### Your objective
Can you write out all the lines word for word, with no pictures?

### Provided material
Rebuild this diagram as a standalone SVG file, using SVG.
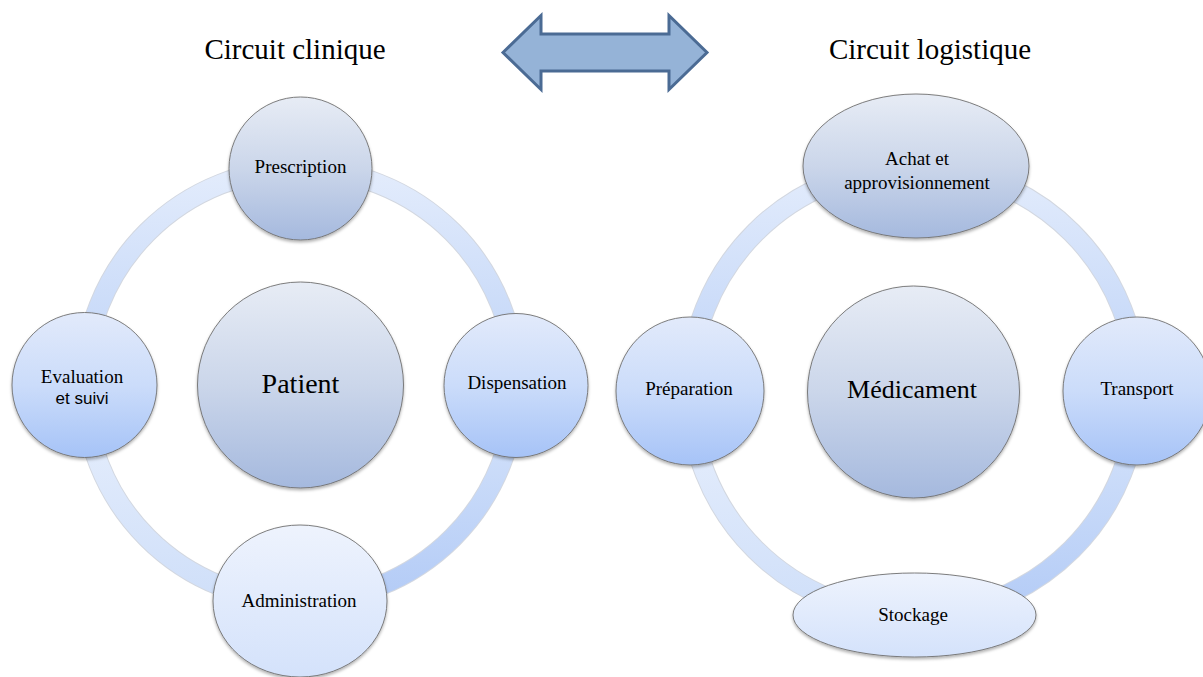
<svg xmlns="http://www.w3.org/2000/svg" width="1203" height="677" viewBox="0 0 1203 677">
<defs>
<linearGradient id="gGray" x1="0" y1="0" x2="0" y2="1"><stop offset="0" stop-color="#e7ecf5"/><stop offset="0.5" stop-color="#cbd6ea"/><stop offset="1" stop-color="#a5b9de"/></linearGradient>
<linearGradient id="gBlue" x1="0" y1="0" x2="0" y2="1"><stop offset="0" stop-color="#e2eafb"/><stop offset="0.5" stop-color="#cbdcfa"/><stop offset="1" stop-color="#a6c3f7"/></linearGradient>
<linearGradient id="gLight" x1="0" y1="0" x2="0" y2="1"><stop offset="0" stop-color="#eef3fd"/><stop offset="1" stop-color="#d4e2fb"/></linearGradient>
<linearGradient id="rTop" x1="0" y1="0" x2="0" y2="1"><stop offset="0" stop-color="#e3ecfc"/><stop offset="1" stop-color="#bed3f7"/></linearGradient>
<linearGradient id="rBR" x1="0" y1="0" x2="0" y2="1"><stop offset="0" stop-color="#d9e6fb"/><stop offset="1" stop-color="#b3cbf6"/></linearGradient>
<linearGradient id="rBL" x1="0" y1="0" x2="0" y2="1"><stop offset="0" stop-color="#e9f0fd"/><stop offset="1" stop-color="#cfdff9"/></linearGradient>
<filter id="sh" x="-20%" y="-20%" width="140%" height="150%"><feDropShadow dx="0" dy="2" stdDeviation="1.6" flood-color="#000" flood-opacity="0.3"/></filter>
</defs>
<style>
.node{stroke:#6f6f6f;stroke-width:0.9;filter:url(#sh)}
.edge{fill:none;stroke:#b4bdcc;stroke-width:21;stroke-opacity:0.6}
.ring{fill:none;stroke-width:19}
.t{font-family:"Liberation Serif","Times New Roman",serif;font-size:19px;fill:#000;text-anchor:middle}
.big{font-size:28px}
.title{font-family:"Liberation Serif","Times New Roman",serif;font-size:29px;fill:#000;text-anchor:middle}
.sans{font-family:"Liberation Sans",Arial,sans-serif;font-size:17px;fill:#000;text-anchor:middle}
</style>
<rect width="1203" height="677" fill="#ffffff"/>
<g id="titles">
<text class="title" x="295" y="59">Circuit clinique</text>
<text class="title" x="930" y="59">Circuit logistique</text>
</g>
<g id="double-arrow">
<path d="M503,52.5 L541,15.5 L541,34 L669,34 L669,15.5 L707,52.5 L669,89.5 L669,71 L541,71 L541,89.5 Z" fill="#95b3d7" stroke="#4b6b94" stroke-width="3" stroke-linejoin="miter"/>
</g>
<g id="connectors">
<path class="edge" d="M84,385 A216,216 0 0 1 300,169"/>
<path class="edge" d="M300,169 A216,216 0 0 1 516,385"/>
<path class="edge" d="M516,385 A216,216 0 0 1 300,601"/>
<path class="edge" d="M300,601 A216,216 0 0 1 84,385"/>
<path class="ring" stroke="url(#rTop)" d="M84,385 A216,216 0 0 1 300,169"/>
<path class="ring" stroke="url(#rTop)" d="M300,169 A216,216 0 0 1 516,385"/>
<path class="ring" stroke="url(#rBR)" d="M516,385 A216,216 0 0 1 300,601"/>
<path class="ring" stroke="url(#rBL)" d="M300,601 A216,216 0 0 1 84,385"/>
<path class="edge" d="M689.5,391 A224,224 0 0 1 913.5,167"/>
<path class="edge" d="M913.5,167 A224,224 0 0 1 1137.5,391"/>
<path class="edge" d="M1137.5,391 A224,224 0 0 1 913.5,615"/>
<path class="edge" d="M913.5,615 A224,224 0 0 1 689.5,391"/>
<path class="ring" stroke="url(#rTop)" d="M689.5,391 A224,224 0 0 1 913.5,167"/>
<path class="ring" stroke="url(#rTop)" d="M913.5,167 A224,224 0 0 1 1137.5,391"/>
<path class="ring" stroke="url(#rBR)" d="M1137.5,391 A224,224 0 0 1 913.5,615"/>
<path class="ring" stroke="url(#rBL)" d="M913.5,615 A224,224 0 0 1 689.5,391"/>
</g>
<g id="patient">
<circle class="node" cx="300.5" cy="385" r="103" fill="url(#gGray)"/>
<text class="t big" x="300.5" y="393">Patient</text>
</g>
<g id="prescription">
<circle class="node" cx="300.5" cy="168.5" r="71.5" fill="url(#gGray)"/>
<text class="t" x="300.5" y="173">Prescription</text>
</g>
<g id="dispensation">
<circle class="node" cx="516" cy="385.5" r="72" fill="url(#gBlue)"/>
<text class="t" x="517" y="389">Dispensation</text>
</g>
<g id="administration">
<ellipse class="node" cx="300" cy="601" rx="87" ry="76" fill="url(#gLight)"/>
<text class="t" x="299" y="607">Administration</text>
</g>
<g id="evaluation">
<circle class="node" cx="84.5" cy="385" r="72.5" fill="url(#gBlue)"/>
<text class="t" x="82" y="383">Evaluation</text>
<text class="sans" x="82" y="404">et suivi</text>
</g>
<g id="medicament">
<circle class="node" cx="913.5" cy="392" r="106" fill="url(#gGray)"/>
<text class="t" style="font-size:26px" x="912" y="398">Médicament</text>
</g>
<g id="achat">
<ellipse class="node" cx="916" cy="166" rx="113" ry="72" fill="url(#gGray)"/>
<text class="t" x="917" y="165">Achat et</text>
<text class="t" x="917" y="189">approvisionnement</text>
</g>
<g id="preparation">
<circle class="node" cx="690" cy="391" r="74" fill="url(#gBlue)"/>
<text class="t" x="689" y="395">Préparation</text>
</g>
<g id="transport">
<circle class="node" cx="1137" cy="391" r="74" fill="url(#gBlue)"/>
<text class="t" x="1137" y="395">Transport</text>
</g>
<g id="stockage">
<ellipse class="node" cx="914.5" cy="615" rx="121.5" ry="42" fill="url(#gLight)"/>
<text class="t" x="913" y="621">Stockage</text>
</g>
</svg>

### Answer below
Rebuild this diagram as a standalone SVG file, using SVG.
<svg xmlns="http://www.w3.org/2000/svg" width="1203" height="677" viewBox="0 0 1203 677">
<defs>
<linearGradient id="gGray" x1="0" y1="0" x2="0" y2="1"><stop offset="0" stop-color="#e7ecf5"/><stop offset="0.5" stop-color="#cbd6ea"/><stop offset="1" stop-color="#a5b9de"/></linearGradient>
<linearGradient id="gBlue" x1="0" y1="0" x2="0" y2="1"><stop offset="0" stop-color="#e2eafb"/><stop offset="0.5" stop-color="#cbdcfa"/><stop offset="1" stop-color="#a6c3f7"/></linearGradient>
<linearGradient id="gLight" x1="0" y1="0" x2="0" y2="1"><stop offset="0" stop-color="#eef3fd"/><stop offset="1" stop-color="#d4e2fb"/></linearGradient>
<linearGradient id="rTop" x1="0" y1="0" x2="0" y2="1"><stop offset="0" stop-color="#e3ecfc"/><stop offset="1" stop-color="#bed3f7"/></linearGradient>
<linearGradient id="rBR" x1="0" y1="0" x2="0" y2="1"><stop offset="0" stop-color="#d9e6fb"/><stop offset="1" stop-color="#b3cbf6"/></linearGradient>
<linearGradient id="rBL" x1="0" y1="0" x2="0" y2="1"><stop offset="0" stop-color="#e9f0fd"/><stop offset="1" stop-color="#cfdff9"/></linearGradient>
<filter id="sh" x="-20%" y="-20%" width="140%" height="150%"><feDropShadow dx="0" dy="2" stdDeviation="1.6" flood-color="#000" flood-opacity="0.3"/></filter>
</defs>
<style>
.node{stroke:#6f6f6f;stroke-width:0.9;filter:url(#sh)}
.edge{fill:none;stroke:#b4bdcc;stroke-width:21;stroke-opacity:0.6}
.ring{fill:none;stroke-width:19}
.t{font-family:"Liberation Serif","Times New Roman",serif;font-size:19px;fill:#000;text-anchor:middle}
.big{font-size:28px}
.title{font-family:"Liberation Serif","Times New Roman",serif;font-size:29px;fill:#000;text-anchor:middle}
.sans{font-family:"Liberation Sans",Arial,sans-serif;font-size:17px;fill:#000;text-anchor:middle}
</style>
<rect width="1203" height="677" fill="#ffffff"/>
<g id="titles">
<text class="title" x="295" y="59">Circuit clinique</text>
<text class="title" x="930" y="59">Circuit logistique</text>
</g>
<g id="double-arrow">
<path d="M503,52.5 L541,15.5 L541,34 L669,34 L669,15.5 L707,52.5 L669,89.5 L669,71 L541,71 L541,89.5 Z" fill="#95b3d7" stroke="#4b6b94" stroke-width="3" stroke-linejoin="miter"/>
</g>
<g id="connectors">
<path class="edge" d="M84,385 A216,216 0 0 1 300,169"/>
<path class="edge" d="M300,169 A216,216 0 0 1 516,385"/>
<path class="edge" d="M516,385 A216,216 0 0 1 300,601"/>
<path class="edge" d="M300,601 A216,216 0 0 1 84,385"/>
<path class="ring" stroke="url(#rTop)" d="M84,385 A216,216 0 0 1 300,169"/>
<path class="ring" stroke="url(#rTop)" d="M300,169 A216,216 0 0 1 516,385"/>
<path class="ring" stroke="url(#rBR)" d="M516,385 A216,216 0 0 1 300,601"/>
<path class="ring" stroke="url(#rBL)" d="M300,601 A216,216 0 0 1 84,385"/>
<path class="edge" d="M689.5,391 A224,224 0 0 1 913.5,167"/>
<path class="edge" d="M913.5,167 A224,224 0 0 1 1137.5,391"/>
<path class="edge" d="M1137.5,391 A224,224 0 0 1 913.5,615"/>
<path class="edge" d="M913.5,615 A224,224 0 0 1 689.5,391"/>
<path class="ring" stroke="url(#rTop)" d="M689.5,391 A224,224 0 0 1 913.5,167"/>
<path class="ring" stroke="url(#rTop)" d="M913.5,167 A224,224 0 0 1 1137.5,391"/>
<path class="ring" stroke="url(#rBR)" d="M1137.5,391 A224,224 0 0 1 913.5,615"/>
<path class="ring" stroke="url(#rBL)" d="M913.5,615 A224,224 0 0 1 689.5,391"/>
</g>
<g id="patient">
<circle class="node" cx="300.5" cy="385" r="103" fill="url(#gGray)"/>
<text class="t big" x="300.5" y="393">Patient</text>
</g>
<g id="prescription">
<circle class="node" cx="300.5" cy="168.5" r="71.5" fill="url(#gGray)"/>
<text class="t" x="300.5" y="173">Prescription</text>
</g>
<g id="dispensation">
<circle class="node" cx="516" cy="385.5" r="72" fill="url(#gBlue)"/>
<text class="t" x="517" y="389">Dispensation</text>
</g>
<g id="administration">
<ellipse class="node" cx="300" cy="601" rx="87" ry="76" fill="url(#gLight)"/>
<text class="t" x="299" y="607">Administration</text>
</g>
<g id="evaluation">
<circle class="node" cx="84.5" cy="385" r="72.5" fill="url(#gBlue)"/>
<text class="t" x="82" y="383">Evaluation</text>
<text class="sans" x="82" y="404">et suivi</text>
</g>
<g id="medicament">
<circle class="node" cx="913.5" cy="392" r="106" fill="url(#gGray)"/>
<text class="t" style="font-size:26px" x="912" y="398">Médicament</text>
</g>
<g id="achat">
<ellipse class="node" cx="916" cy="166" rx="113" ry="72" fill="url(#gGray)"/>
<text class="t" x="917" y="165">Achat et</text>
<text class="t" x="917" y="189">approvisionnement</text>
</g>
<g id="preparation">
<circle class="node" cx="690" cy="391" r="74" fill="url(#gBlue)"/>
<text class="t" x="689" y="395">Préparation</text>
</g>
<g id="transport">
<circle class="node" cx="1137" cy="391" r="74" fill="url(#gBlue)"/>
<text class="t" x="1137" y="395">Transport</text>
</g>
<g id="stockage">
<ellipse class="node" cx="914.5" cy="615" rx="121.5" ry="42" fill="url(#gLight)"/>
<text class="t" x="913" y="621">Stockage</text>
</g>
</svg>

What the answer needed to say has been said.